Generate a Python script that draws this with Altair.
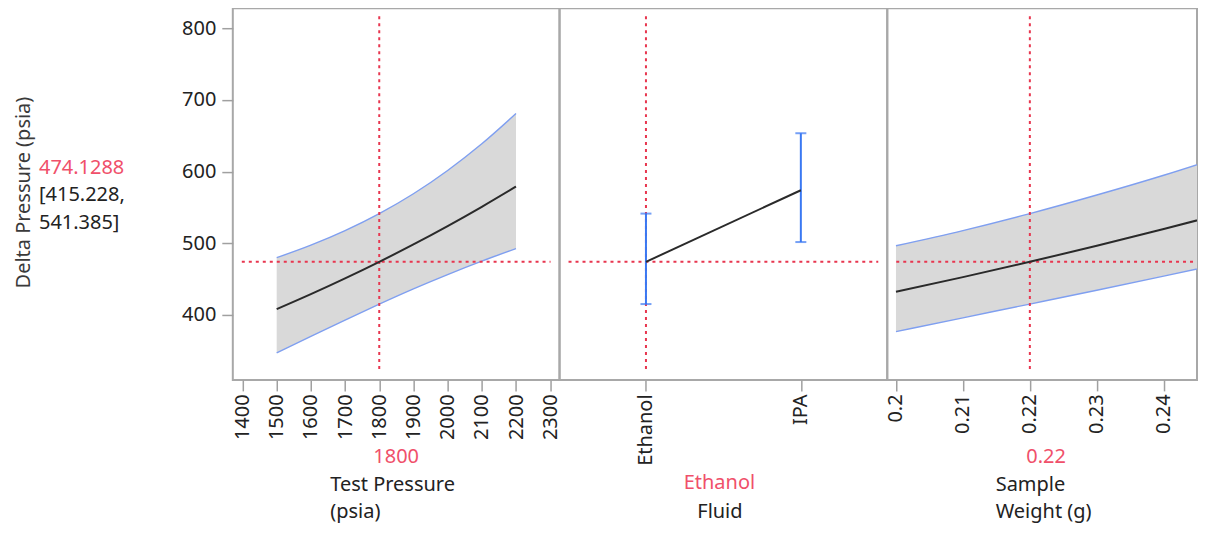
import altair as alt
import pandas as pd

# ---------------- data ----------------
tp_x = [1500, 1600, 1700, 1800, 1900, 2000, 2100, 2200]
tp_pred = [408.1, 429.0, 451.0, 474.1, 498.4, 524.0, 550.9, 579.1]
tp_lower = [347.1, 370.0, 392.9, 415.2, 436.5, 456.4, 475.1, 492.5]
tp_upper = [479.9, 497.4, 517.7, 541.4, 569.1, 601.6, 638.8, 681.0]

fluid_levels = ["Ethanol", "IPA"]
fluid_pred = [474.1, 574.0]
fluid_lower = [415.2, 501.7]
fluid_upper = [541.4, 653.5]

sw_x = [0.20, 0.21, 0.22, 0.23, 0.24, 0.25]
sw_pred = [432.5, 452.8, 474.1, 496.5, 519.8, 544.3]
sw_lower = [376.7, 396.0, 415.2, 434.5, 454.2, 474.1]
sw_upper = [496.5, 517.7, 541.4, 567.3, 594.9, 624.9]

tp_ticks = [1400, 1500, 1600, 1700, 1800, 1900, 2000, 2100, 2200, 2300]
sw_ticks = [0.2, 0.21, 0.22, 0.23, 0.24]
y_ticks = [400, 500, 600, 700, 800]

current_tp = 1800
current_fluid = "Ethanol"
current_sw = 0.22
current_pred = 474.1288
pred_label = ["474.1288"]
ci_label = ["[415.228,", "541.385]"]
tp_label = ["1800"]
fluid_label = ["Ethanol"]
sw_label = ["0.22"]

# ---------------- style ----------------
FONT = "Noto Sans"
FS = 20
RED = "#e8364f"
RED_TXT = "#f0506a"
BAND = "#d9d9d9"
EDGE = "#7f9ff0"
BLUE = "#3a78f2"
BLACK = "#2a2a2a"
TXT = "#222222"
GRID = "#a8a8a8"
H = 372
W1, W2, W3 = 327, 328, 310
DOT = [3, 4]

ys = alt.Scale(domain=[309.4, 827.9], nice=False, zero=False)

# ---------------- panel 1: Test Pressure ----------------
df1 = pd.DataFrame({"x": tp_x, "pred": tp_pred, "lo": tp_lower, "hi": tp_upper})
xs1 = alt.Scale(domain=[1371.7, 2327.3], nice=False, zero=False)
xaxis1 = alt.Axis(values=tp_ticks, format="d", labelAngle=270, labelPadding=3,
                  tickSize=11, domain=False, grid=False,
                  title=["Test Pressure", "(psia)"], titleAlign="left", titleX=97,
                  titleY=111, titleBaseline="alphabetic", titleLineHeight=27)
yaxis1 = alt.Axis(values=y_ticks, tickSize=11, labelPadding=6, domain=False, grid=False,
                  title="Delta Pressure (psia)", titleAngle=270, titleX=-209, titleY=184,
                  titleAlign="center", titleBaseline="middle", titleColor="#3a3a3a")


def X1(f):
    return alt.X(f, scale=xs1, axis=xaxis1)


def Y1(f):
    return alt.Y(f, scale=ys, axis=yaxis1)


b1 = alt.Chart(df1)
p1_band = b1.mark_area(color=BAND, opacity=1, interpolate="monotone").encode(
    x=X1("x:Q"), y=Y1("lo:Q"), y2="hi:Q")
p1_lo = b1.mark_line(color=EDGE, strokeWidth=1.4, interpolate="monotone").encode(
    x=X1("x:Q"), y=Y1("lo:Q"))
p1_hi = b1.mark_line(color=EDGE, strokeWidth=1.4, interpolate="monotone").encode(
    x=X1("x:Q"), y=Y1("hi:Q"))
p1_h = alt.Chart(pd.DataFrame({"v": [current_pred]})).mark_rule(
    color=RED, strokeDash=DOT, strokeWidth=2).encode(
    y=Y1("v:Q"), x=alt.value(9), x2=alt.value(W1 - 9))
p1_v = alt.Chart(pd.DataFrame({"x": [current_tp]})).mark_rule(
    color=RED, strokeDash=DOT, strokeWidth=2).encode(
    x=X1("x:Q"), y=alt.value(8), y2=alt.value(H - 9))
p1_pred = b1.mark_line(color=BLACK, strokeWidth=2, interpolate="monotone").encode(
    x=X1("x:Q"), y=Y1("pred:Q"))
p1_val = alt.Chart(pd.DataFrame({"t": tp_label})).mark_text(
    color=RED_TXT, font=FONT, fontSize=FS, align="center", baseline="alphabetic").encode(
    text="t:N", x=alt.value(W1 / 2), y=alt.value(H + 83))
p1_pred_txt = alt.Chart(pd.DataFrame({"t": pred_label})).mark_text(
    color=RED_TXT, font=FONT, fontSize=FS, align="left", baseline="middle").encode(
    text="t:N", x=alt.value(-194), y=alt.value(160))
p1_ci_txt = alt.Chart(pd.DataFrame({"t": ci_label[:1]})).mark_text(
    color=TXT, font=FONT, fontSize=FS, align="left", baseline="middle",
    text=ci_label, lineHeight=28).encode(
    x=alt.value(-194), y=alt.value(187))

panel1 = alt.layer(p1_band, p1_lo, p1_hi, p1_h, p1_v, p1_pred, p1_val,
                   p1_pred_txt, p1_ci_txt).properties(width=W1, height=H)

# ---------------- panel 2: Fluid ----------------
df2 = pd.DataFrame({"fluid": fluid_levels, "pred": fluid_pred,
                    "lo": fluid_lower, "hi": fluid_upper})
xs2 = alt.Scale(type="point", domain=fluid_levels, padding=0.558)
xaxis2 = alt.Axis(labelAngle=270, labelPadding=3, tickSize=11, domain=False, grid=False,
                  title="Fluid", titleAlign="center", titleX=W2 / 2 - 4, titleY=138,
                  titleBaseline="alphabetic")


def X2(f):
    return alt.X(f, scale=xs2, axis=xaxis2, sort=fluid_levels)


def Yn(f):
    return alt.Y(f, scale=ys, axis=None)


b2 = alt.Chart(df2)
p2_h = alt.Chart(pd.DataFrame({"v": [current_pred]})).mark_rule(
    color=RED, strokeDash=DOT, strokeWidth=2).encode(
    y=Yn("v:Q"), x=alt.value(9), x2=alt.value(W2 - 9))
p2_v = alt.Chart(pd.DataFrame({"fluid": [current_fluid]})).mark_rule(
    color=RED, strokeDash=DOT, strokeWidth=2).encode(
    x=X2("fluid:N"), y=alt.value(8), y2=alt.value(H - 9))
p2_bar = b2.mark_rule(color=BLUE, strokeWidth=2).encode(x=X2("fluid:N"), y=Yn("lo:Q"), y2="hi:Q")
p2_cap_lo = b2.mark_tick(color=BLUE, size=11, thickness=2).encode(x=X2("fluid:N"), y=Yn("lo:Q"))
p2_cap_hi = b2.mark_tick(color=BLUE, size=11, thickness=2).encode(x=X2("fluid:N"), y=Yn("hi:Q"))
p2_line = b2.mark_line(color=BLACK, strokeWidth=2).encode(x=X2("fluid:N"), y=Yn("pred:Q"))
p2_val = alt.Chart(pd.DataFrame({"t": fluid_label})).mark_text(
    color=RED_TXT, font=FONT, fontSize=FS, align="center", baseline="alphabetic").encode(
    text="t:N", x=alt.value(W2 / 2 - 4), y=alt.value(H + 109))

panel2 = alt.layer(p2_h, p2_v, p2_bar, p2_cap_lo, p2_cap_hi, p2_line, p2_val).properties(
    width=W2, height=H)

# ---------------- panel 3: Sample Weight ----------------
df3 = pd.DataFrame({"x": sw_x, "pred": sw_pred, "lo": sw_lower, "hi": sw_upper})
xs3 = alt.Scale(domain=[0.1987, 0.24497], nice=False, zero=False)
xaxis3 = alt.Axis(values=sw_ticks, format=".2~f", labelAngle=270, labelPadding=3,
                  tickSize=11, domain=False, grid=False,
                  title=["Sample", "Weight (g)"], titleAlign="left", titleX=108,
                  titleY=111, titleBaseline="alphabetic", titleLineHeight=27)


def X3(f):
    return alt.X(f, scale=xs3, axis=xaxis3)


b3 = alt.Chart(df3)
p3_band = b3.mark_area(color=BAND, opacity=1, clip=True, interpolate="monotone").encode(
    x=X3("x:Q"), y=Yn("lo:Q"), y2="hi:Q")
p3_lo = b3.mark_line(color=EDGE, strokeWidth=1.4, clip=True, interpolate="monotone").encode(
    x=X3("x:Q"), y=Yn("lo:Q"))
p3_hi = b3.mark_line(color=EDGE, strokeWidth=1.4, clip=True, interpolate="monotone").encode(
    x=X3("x:Q"), y=Yn("hi:Q"))
p3_h = alt.Chart(pd.DataFrame({"v": [current_pred]})).mark_rule(
    color=RED, strokeDash=DOT, strokeWidth=2).encode(
    y=Yn("v:Q"), x=alt.value(9), x2=alt.value(W3))
p3_v = alt.Chart(pd.DataFrame({"x": [current_sw]})).mark_rule(
    color=RED, strokeDash=DOT, strokeWidth=2).encode(
    x=X3("x:Q"), y=alt.value(8), y2=alt.value(H - 9))
p3_pred = b3.mark_line(color=BLACK, strokeWidth=2, clip=True, interpolate="monotone").encode(
    x=X3("x:Q"), y=Yn("pred:Q"))
p3_val = alt.Chart(pd.DataFrame({"t": sw_label})).mark_text(
    color=RED_TXT, font=FONT, fontSize=FS, align="center", baseline="alphabetic").encode(
    text="t:N", x=alt.value(159), y=alt.value(H + 83))

panel3 = alt.layer(p3_band, p3_lo, p3_hi, p3_h, p3_v, p3_pred, p3_val).properties(
    width=W3, height=H)

chart = alt.hconcat(panel1, panel2, panel3, spacing=0, bounds="flush").properties(
    padding={"left": 5, "top": -1, "right": 0, "bottom": 0}
).configure_view(
    stroke=GRID, strokeWidth=2
).configure_axis(
    labelFont=FONT, labelFontSize=FS, labelColor=TXT,
    titleFont=FONT, titleFontSize=FS, titleFontWeight="normal", titleColor=TXT,
    tickColor="#a0a0a0", tickWidth=1.5
).configure_text(font=FONT)

chart.save("out.html", embed_options={"renderer": "svg", "actions": False})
■ ■ ■ ■ ■ ■ ■
**Objective**.
Restate, line by line and word for word, everything from the top of the material through the line that contains "ys = alt.Scale(domain=[309.4, 827.9], nice=False, zero=False)". Leave pictures out.

**Result of this task**.
Generate a Python script that draws this with Altair.
import altair as alt
import pandas as pd

# ---------------- data ----------------
tp_x = [1500, 1600, 1700, 1800, 1900, 2000, 2100, 2200]
tp_pred = [408.1, 429.0, 451.0, 474.1, 498.4, 524.0, 550.9, 579.1]
tp_lower = [347.1, 370.0, 392.9, 415.2, 436.5, 456.4, 475.1, 492.5]
tp_upper = [479.9, 497.4, 517.7, 541.4, 569.1, 601.6, 638.8, 681.0]

fluid_levels = ["Ethanol", "IPA"]
fluid_pred = [474.1, 574.0]
fluid_lower = [415.2, 501.7]
fluid_upper = [541.4, 653.5]

sw_x = [0.20, 0.21, 0.22, 0.23, 0.24, 0.25]
sw_pred = [432.5, 452.8, 474.1, 496.5, 519.8, 544.3]
sw_lower = [376.7, 396.0, 415.2, 434.5, 454.2, 474.1]
sw_upper = [496.5, 517.7, 541.4, 567.3, 594.9, 624.9]

tp_ticks = [1400, 1500, 1600, 1700, 1800, 1900, 2000, 2100, 2200, 2300]
sw_ticks = [0.2, 0.21, 0.22, 0.23, 0.24]
y_ticks = [400, 500, 600, 700, 800]

current_tp = 1800
current_fluid = "Ethanol"
current_sw = 0.22
current_pred = 474.1288
pred_label = ["474.1288"]
ci_label = ["[415.228,", "541.385]"]
tp_label = ["1800"]
fluid_label = ["Ethanol"]
sw_label = ["0.22"]

# ---------------- style ----------------
FONT = "Noto Sans"
FS = 20
RED = "#e8364f"
RED_TXT = "#f0506a"
BAND = "#d9d9d9"
EDGE = "#7f9ff0"
BLUE = "#3a78f2"
BLACK = "#2a2a2a"
TXT = "#222222"
GRID = "#a8a8a8"
H = 372
W1, W2, W3 = 327, 328, 310
DOT = [3, 4]

ys = alt.Scale(domain=[309.4, 827.9], nice=False, zero=False)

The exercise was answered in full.